The plot is constructed by using a box to enclose the median. The Box is extended outwards from the median along lower and upper quartiles, enclosing not only median but also the middle 50% of the data. From lower and upper quartiles, lines referred to as whiskers are extended out from the box towards the outermost values.
Thus box-and-whisker plot is used to show the five number
- The median (Q2)
- The lower quartile (Q1)
- The upper quartile (Q3)
- The smallest value in the distribution
- The largest value in the distribution
The box endpoints (Q1 and Q3) are referred to as hinges of the box. The value of the interquartile range (IQR) is computed by Q3-Q1. The IQR includes middle 50% of the data. At a distance of 1.5*IQR outwards from the lower and upper quartiles are inner fences. A whisker, a line segment, is drawn from the lower hinge of the box outwards to the smallest data value. A second whisker is drawn from the upper hinge of the box outwards to the largest data value. The inner fences of box-plot are established as follows:
Q1 – 1.5*IQR
Q3 + 1.5*IQR
If data falls beyond the inner fences, then outer fences can be constructed.
Q1 – 3.0*IQR
Q3 + 3.0*IQR
Box-plots are also used to show the outliers. Data values outside the mainstream of values in a distribution are called as outliers
Values in the data distribution that are outside the inner fences but within the outer fences are referred as mild outliers. Values that are outside the outer fences are called as extreme outliers
How to create box-plot in R?
Horizontal and Vertical box plots are produced in R by the boxplot
function. Let’s produce simple box plot for mpg
variable from mtcars
data set. We can include Y-axis label using ylab
argument.
boxplot(mtcars$mpg,ylab = "average fuel consumption",
main="box-plot for vehicle fuel efficiency")
The thick horizontal line in the middle of the box is median value of mpg
variable. The upper line of the box is upper quartile and lower line is lower quartile. The distance between upper and lower quartiles is known as interquartile range and represents the values for 50\% of the data. The dotted lines at both ends of the box are called as whiskers. If the median line is approximately in the middle of the box, and whiskers are more or less of the same length then you can assume that the distribution of the data is symmetrical.
If we want to examine how the distribution of the variable changes between different categories of a categorical variable, we need to use the formula notation with boxplot()
function. For e.g. let’s plot mpg
variable again, but this time see how this changes with each level of cyl
variable.
boxplot(mtcars$mpg~mtcars$cyl,ylab = "average fuel consumption",
xlab="Engine cylinders",
main="box-plot for vehicle fuel efficiency for different
cylinder engines")
You can see that a car’s fuel economy decreases significantly as engine size increases.
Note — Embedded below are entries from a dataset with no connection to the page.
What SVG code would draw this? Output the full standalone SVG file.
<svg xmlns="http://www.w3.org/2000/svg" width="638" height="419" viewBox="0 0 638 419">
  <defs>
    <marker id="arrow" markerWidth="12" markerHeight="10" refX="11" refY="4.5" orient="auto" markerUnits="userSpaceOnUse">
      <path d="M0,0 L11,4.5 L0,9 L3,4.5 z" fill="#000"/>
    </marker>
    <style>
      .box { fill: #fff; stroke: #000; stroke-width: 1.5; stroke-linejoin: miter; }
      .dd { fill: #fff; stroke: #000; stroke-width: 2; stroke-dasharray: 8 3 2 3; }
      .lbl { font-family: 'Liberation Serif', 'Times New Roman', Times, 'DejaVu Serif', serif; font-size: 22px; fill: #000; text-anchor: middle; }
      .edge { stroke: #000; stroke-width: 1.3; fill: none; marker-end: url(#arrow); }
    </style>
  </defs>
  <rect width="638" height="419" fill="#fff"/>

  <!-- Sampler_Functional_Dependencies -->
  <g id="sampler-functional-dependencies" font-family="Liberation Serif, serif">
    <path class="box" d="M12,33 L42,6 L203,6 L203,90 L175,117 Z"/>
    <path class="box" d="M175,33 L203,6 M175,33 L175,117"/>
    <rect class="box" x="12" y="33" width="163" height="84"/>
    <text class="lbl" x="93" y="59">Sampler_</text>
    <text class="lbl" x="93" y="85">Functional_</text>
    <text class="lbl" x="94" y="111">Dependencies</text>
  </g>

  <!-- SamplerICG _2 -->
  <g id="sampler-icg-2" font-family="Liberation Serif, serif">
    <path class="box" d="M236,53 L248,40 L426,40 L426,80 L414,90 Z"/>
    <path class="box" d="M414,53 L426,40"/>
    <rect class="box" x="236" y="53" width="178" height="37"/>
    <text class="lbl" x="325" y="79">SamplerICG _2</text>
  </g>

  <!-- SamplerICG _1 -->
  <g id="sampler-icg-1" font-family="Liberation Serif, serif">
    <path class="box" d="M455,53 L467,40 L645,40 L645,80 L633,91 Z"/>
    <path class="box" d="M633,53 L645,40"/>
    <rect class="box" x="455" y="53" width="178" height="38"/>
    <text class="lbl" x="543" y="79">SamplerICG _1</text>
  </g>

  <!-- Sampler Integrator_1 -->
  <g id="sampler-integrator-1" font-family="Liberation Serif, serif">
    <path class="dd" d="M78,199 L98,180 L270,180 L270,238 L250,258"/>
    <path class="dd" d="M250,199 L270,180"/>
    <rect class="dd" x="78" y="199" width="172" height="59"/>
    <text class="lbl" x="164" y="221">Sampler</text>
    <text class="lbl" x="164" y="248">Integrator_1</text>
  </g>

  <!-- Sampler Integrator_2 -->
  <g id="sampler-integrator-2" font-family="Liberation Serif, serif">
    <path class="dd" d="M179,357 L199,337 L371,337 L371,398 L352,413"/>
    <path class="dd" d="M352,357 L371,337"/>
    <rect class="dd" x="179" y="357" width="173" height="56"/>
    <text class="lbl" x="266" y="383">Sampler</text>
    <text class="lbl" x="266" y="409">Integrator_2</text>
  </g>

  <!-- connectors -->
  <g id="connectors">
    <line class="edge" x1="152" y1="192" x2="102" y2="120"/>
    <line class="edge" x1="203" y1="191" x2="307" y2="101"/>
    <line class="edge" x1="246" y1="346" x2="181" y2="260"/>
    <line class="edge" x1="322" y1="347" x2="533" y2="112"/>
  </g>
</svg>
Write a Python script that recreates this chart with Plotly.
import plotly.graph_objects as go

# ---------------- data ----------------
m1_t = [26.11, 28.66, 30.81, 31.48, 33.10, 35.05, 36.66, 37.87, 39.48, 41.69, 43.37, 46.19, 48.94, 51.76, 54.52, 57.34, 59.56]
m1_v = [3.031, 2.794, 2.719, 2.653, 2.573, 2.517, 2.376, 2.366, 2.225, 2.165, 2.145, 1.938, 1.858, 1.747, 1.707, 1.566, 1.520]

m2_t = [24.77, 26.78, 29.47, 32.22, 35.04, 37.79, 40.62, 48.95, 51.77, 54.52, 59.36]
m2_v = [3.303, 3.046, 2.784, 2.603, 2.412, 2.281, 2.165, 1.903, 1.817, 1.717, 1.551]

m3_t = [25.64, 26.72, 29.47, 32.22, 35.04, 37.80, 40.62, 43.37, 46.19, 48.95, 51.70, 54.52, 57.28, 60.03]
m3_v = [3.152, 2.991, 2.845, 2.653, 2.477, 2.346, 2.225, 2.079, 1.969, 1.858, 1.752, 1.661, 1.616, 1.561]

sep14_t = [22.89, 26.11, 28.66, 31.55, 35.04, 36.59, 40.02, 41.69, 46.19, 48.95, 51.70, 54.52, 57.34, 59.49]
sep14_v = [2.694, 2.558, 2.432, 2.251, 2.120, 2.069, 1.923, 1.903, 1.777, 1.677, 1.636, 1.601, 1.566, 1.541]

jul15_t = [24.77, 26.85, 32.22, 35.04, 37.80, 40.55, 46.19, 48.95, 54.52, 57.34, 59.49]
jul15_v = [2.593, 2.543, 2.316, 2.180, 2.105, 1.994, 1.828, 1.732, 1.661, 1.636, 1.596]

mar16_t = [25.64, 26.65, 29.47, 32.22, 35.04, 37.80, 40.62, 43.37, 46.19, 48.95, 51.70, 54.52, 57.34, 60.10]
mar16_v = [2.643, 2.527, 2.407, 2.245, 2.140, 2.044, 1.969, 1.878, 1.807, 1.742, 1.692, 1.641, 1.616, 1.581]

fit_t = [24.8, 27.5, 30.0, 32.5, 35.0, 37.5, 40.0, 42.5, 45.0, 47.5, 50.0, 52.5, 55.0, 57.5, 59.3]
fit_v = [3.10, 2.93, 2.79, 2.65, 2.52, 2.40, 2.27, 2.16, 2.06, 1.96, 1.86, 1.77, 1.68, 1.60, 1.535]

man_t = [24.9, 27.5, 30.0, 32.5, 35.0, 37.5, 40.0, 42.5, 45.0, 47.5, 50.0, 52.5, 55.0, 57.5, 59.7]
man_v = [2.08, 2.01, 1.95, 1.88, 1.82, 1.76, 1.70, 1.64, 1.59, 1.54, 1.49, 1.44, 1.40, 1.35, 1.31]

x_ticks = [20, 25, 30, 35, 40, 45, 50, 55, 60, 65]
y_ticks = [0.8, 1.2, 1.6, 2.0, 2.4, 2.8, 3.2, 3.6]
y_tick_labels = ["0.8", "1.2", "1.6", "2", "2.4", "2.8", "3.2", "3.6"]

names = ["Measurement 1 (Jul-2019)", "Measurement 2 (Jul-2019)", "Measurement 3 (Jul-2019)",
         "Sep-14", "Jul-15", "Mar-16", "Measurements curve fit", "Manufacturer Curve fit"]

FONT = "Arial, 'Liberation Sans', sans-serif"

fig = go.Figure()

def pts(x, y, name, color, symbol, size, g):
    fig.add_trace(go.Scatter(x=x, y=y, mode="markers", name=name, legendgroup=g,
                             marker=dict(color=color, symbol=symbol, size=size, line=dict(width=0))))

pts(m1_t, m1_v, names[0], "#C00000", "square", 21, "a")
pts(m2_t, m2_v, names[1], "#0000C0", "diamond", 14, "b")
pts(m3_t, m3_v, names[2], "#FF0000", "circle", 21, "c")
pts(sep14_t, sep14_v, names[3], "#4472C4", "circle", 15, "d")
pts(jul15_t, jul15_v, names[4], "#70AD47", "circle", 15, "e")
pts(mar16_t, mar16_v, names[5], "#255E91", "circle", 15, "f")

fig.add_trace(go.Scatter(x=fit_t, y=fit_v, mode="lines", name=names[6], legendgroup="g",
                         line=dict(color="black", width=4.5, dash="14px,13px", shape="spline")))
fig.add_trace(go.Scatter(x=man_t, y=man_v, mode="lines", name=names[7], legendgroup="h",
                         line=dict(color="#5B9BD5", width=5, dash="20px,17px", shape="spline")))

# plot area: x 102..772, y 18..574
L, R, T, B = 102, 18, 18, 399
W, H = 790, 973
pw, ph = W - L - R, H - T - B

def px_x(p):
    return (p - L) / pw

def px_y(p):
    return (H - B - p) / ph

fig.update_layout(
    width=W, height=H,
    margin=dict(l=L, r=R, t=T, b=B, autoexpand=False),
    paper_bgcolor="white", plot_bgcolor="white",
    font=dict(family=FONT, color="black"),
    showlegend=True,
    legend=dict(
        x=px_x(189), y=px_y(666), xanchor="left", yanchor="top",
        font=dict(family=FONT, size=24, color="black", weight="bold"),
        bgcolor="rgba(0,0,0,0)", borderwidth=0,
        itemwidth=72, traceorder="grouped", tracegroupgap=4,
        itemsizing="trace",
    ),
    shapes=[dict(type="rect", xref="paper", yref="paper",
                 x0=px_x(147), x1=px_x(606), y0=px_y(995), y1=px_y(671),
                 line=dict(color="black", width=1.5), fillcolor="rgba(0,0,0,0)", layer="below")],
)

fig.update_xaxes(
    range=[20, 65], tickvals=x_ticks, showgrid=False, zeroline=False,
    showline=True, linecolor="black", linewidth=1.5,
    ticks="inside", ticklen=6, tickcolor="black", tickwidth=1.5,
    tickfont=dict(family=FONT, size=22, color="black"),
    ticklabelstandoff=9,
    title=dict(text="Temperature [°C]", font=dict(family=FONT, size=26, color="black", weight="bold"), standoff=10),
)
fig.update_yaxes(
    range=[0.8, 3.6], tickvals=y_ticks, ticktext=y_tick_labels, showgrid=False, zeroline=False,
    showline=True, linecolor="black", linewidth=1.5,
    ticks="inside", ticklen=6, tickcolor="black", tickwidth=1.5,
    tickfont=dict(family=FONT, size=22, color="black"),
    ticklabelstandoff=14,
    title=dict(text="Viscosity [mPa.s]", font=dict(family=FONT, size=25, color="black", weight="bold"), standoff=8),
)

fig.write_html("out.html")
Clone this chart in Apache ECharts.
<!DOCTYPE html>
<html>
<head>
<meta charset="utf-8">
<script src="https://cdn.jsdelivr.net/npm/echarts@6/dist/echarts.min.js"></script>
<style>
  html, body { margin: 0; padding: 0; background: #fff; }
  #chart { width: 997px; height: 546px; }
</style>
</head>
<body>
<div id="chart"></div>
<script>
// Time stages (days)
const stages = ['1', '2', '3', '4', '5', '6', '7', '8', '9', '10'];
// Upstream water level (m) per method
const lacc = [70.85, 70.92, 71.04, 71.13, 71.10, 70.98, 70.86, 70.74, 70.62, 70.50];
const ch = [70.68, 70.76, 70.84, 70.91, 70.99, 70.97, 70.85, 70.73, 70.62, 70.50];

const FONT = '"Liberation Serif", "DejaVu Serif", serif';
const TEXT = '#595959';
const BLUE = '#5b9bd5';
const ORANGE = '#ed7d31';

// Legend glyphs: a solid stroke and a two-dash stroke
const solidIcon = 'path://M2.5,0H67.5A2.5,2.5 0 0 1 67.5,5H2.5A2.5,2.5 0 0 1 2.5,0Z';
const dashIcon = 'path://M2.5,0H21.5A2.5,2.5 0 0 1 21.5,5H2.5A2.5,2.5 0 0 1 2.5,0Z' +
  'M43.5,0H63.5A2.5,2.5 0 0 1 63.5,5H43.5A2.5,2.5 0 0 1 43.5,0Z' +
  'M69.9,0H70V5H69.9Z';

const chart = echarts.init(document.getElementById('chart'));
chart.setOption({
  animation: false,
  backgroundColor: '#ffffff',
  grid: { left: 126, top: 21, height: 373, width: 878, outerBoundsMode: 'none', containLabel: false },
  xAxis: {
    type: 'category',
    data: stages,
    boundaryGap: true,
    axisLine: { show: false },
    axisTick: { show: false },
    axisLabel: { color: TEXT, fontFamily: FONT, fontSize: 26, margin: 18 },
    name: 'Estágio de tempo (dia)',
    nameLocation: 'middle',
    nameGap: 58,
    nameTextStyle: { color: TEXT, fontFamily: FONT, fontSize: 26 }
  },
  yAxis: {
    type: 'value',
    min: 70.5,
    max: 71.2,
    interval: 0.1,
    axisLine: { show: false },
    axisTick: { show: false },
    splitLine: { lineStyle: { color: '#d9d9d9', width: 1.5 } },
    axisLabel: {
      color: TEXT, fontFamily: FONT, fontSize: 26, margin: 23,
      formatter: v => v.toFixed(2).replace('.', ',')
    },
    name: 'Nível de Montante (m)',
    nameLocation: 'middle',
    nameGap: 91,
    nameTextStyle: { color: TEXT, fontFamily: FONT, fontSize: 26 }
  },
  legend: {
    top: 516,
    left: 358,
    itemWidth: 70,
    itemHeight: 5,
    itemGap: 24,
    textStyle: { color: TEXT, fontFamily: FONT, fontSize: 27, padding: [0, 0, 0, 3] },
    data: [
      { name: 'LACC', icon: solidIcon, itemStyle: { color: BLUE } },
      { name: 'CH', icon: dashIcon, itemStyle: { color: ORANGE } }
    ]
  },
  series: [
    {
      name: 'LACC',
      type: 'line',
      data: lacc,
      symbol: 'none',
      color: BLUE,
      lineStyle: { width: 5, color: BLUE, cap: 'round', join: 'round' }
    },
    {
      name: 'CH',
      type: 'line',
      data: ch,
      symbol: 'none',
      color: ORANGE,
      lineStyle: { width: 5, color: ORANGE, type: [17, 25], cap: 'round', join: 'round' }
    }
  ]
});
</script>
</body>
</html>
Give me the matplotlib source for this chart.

Also note, for 8 cylinder engine, one data point is plotted outside whisker represents potential outlier. Compared to other cars with an eight-cylinder engine, this one has an exceptionally low fuel efficiency.
We can also group our variables by two plots in the same plot. Let’s plot mpg
variable, but this time plot separate box for cyl
and am
combination. am
is Transmission variable with two levels in it – 0 = Auto transmission, 1 = Manual transmission)
boxplot(data=mtcars, mpg~am*cyl,ylab = "average fuel consumption",
xlab="Engine cylinders",
main="box-plot for vehicle fuel efficiency for different
cylinder engines")
0.4 is label used for cars with 4 cylinder engine with Auto transmission. 1.4 is label used for cars with 4 cylinder engine with manual transmission.
There is a great deal of variation in the median value of average fuel consumption between cars with four-cylinder engines that have manual and automatic transmissions. This is not the case with cars having 8 cylinder engine.
You need to be careful while writing the order for the box-plot formula. In this case, the order is mpg~am*cyl
which first creates a box plot between mpg
and am
variable and then it is grouped by cyl
variable.
If the order was changed to mpg~cyl*am
, a different box-plot grouping would be created.
boxplot(data=mtcars, mpg~cyl*am,ylab = "average fuel consumption",
xlab="Engine cylinders",
main="box-plot for vehicle fuel efficiency for different
cylinder engines")
Summary
Box plot (or box-whisker plot) is simple way to show the data distribution using quantile values. Quantiles are measures of central tendency that divide a data into equal size groups. The box-plot is also used to visualize five number summary statistics.
In R boxplot
function is used to create simple box-plot. This function can be extended further by writing a formula to group the box-plots of two or more variables.